Entre cette vue et le panthéisme, il n’y a qu’un pas, et ils y arrivent de deux façons. Puisque toutes les formes passent et ne font qu’apparaître, elles sont illusoires. Qualités, manières d’être, retranchons-les, que reste-t-il ? Rien, disent les bouddhistes, Nada ; le monde n’est pas, il n’y a de réel que le néant. — Cela qui est, disent les brahmes orthodoxes, cela qui est et dont on ne peut rien dire, sinon : Il est, le tal, vide de toute qualité, qui n’est ni ceci, ni cela, ni cause, ni effet ; bref, le Brahma neutre, indéterminé, indéveloppé, « qui ne pense pas, qui ne veut pas, qui ne voit pas, qui ne sait pas, » l’Etre pur et abstrait.
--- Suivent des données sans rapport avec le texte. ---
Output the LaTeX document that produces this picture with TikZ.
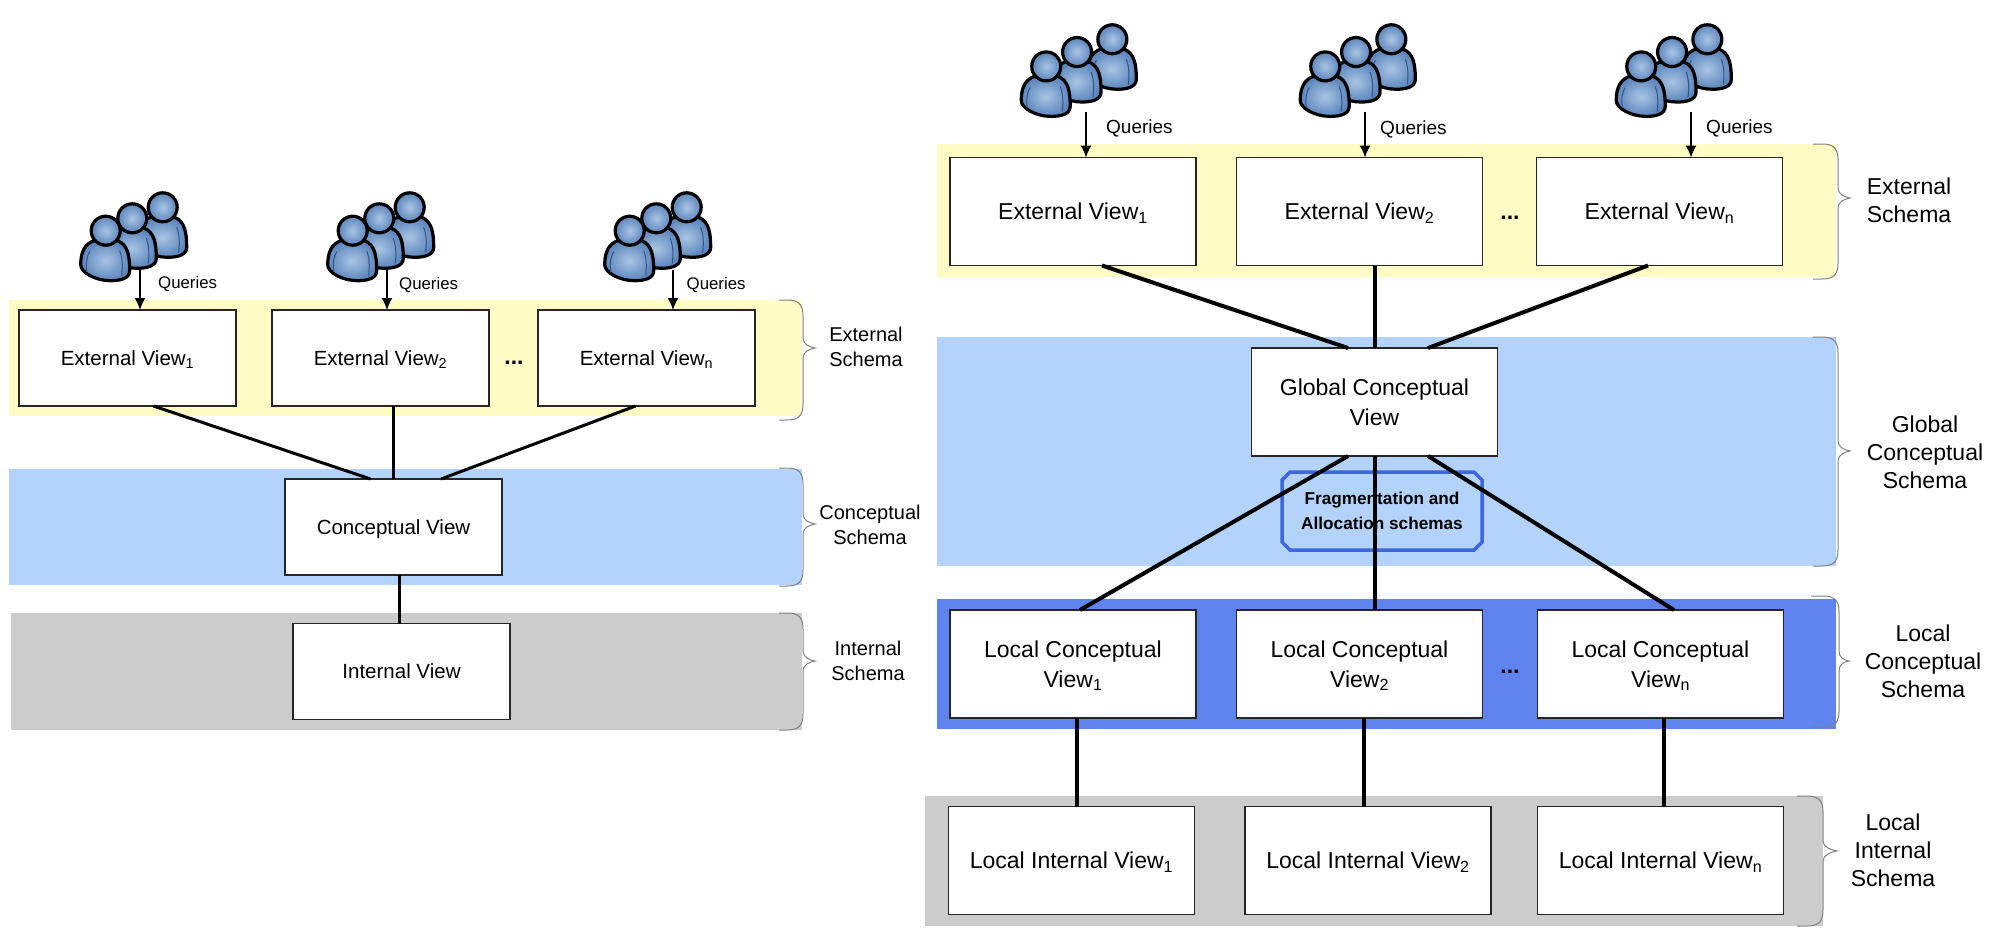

A la surface de ce Brahma neutre qu’on atteint par la pensée pure est le Brahma masculin, déjà vivant, tangible et coloré. Car, après avoir considéré la substance unique qui se cache sous le tourbillon des formes, on peut considérer la force qui organise et maintient ce tourbillon. Puisque tout est mouvement dans le monde, il y a une puissance qui dirige ce mouvement. Puisque le monde n’est pas inerte à la façon d’une pierre, mais vivant à la façon d’un arbre[1], c’est qu’une âme le soutient et le développe. Cette âme est Brahma, le germe universel, le « moi vivant et incarné. » Puisqu’il est vivant, il est qualifié, il ne se confond pas avec le Brahma neutre dont il n’est que la première manifestation, il est Brahma, mais Brahma déjà voilé par l’illusoire Maya, Brahma assujetti au temps. « Il y a deux formes de Brahma : celui qui connaît le temps et celui qui ne connaît pas le temps : celui qui connaît le temps a des parties. Le temps mûrit et dissout tous les êtres dans le grand moi, l’âme vivante, mais celui qui sait en quoi le temps lui-même s’absorbe, celui-là comprend les Védas. »

  1. Métaphore favorite des Brahmes. Souvent le monde n’est désigné que par ce mot : l’arbre.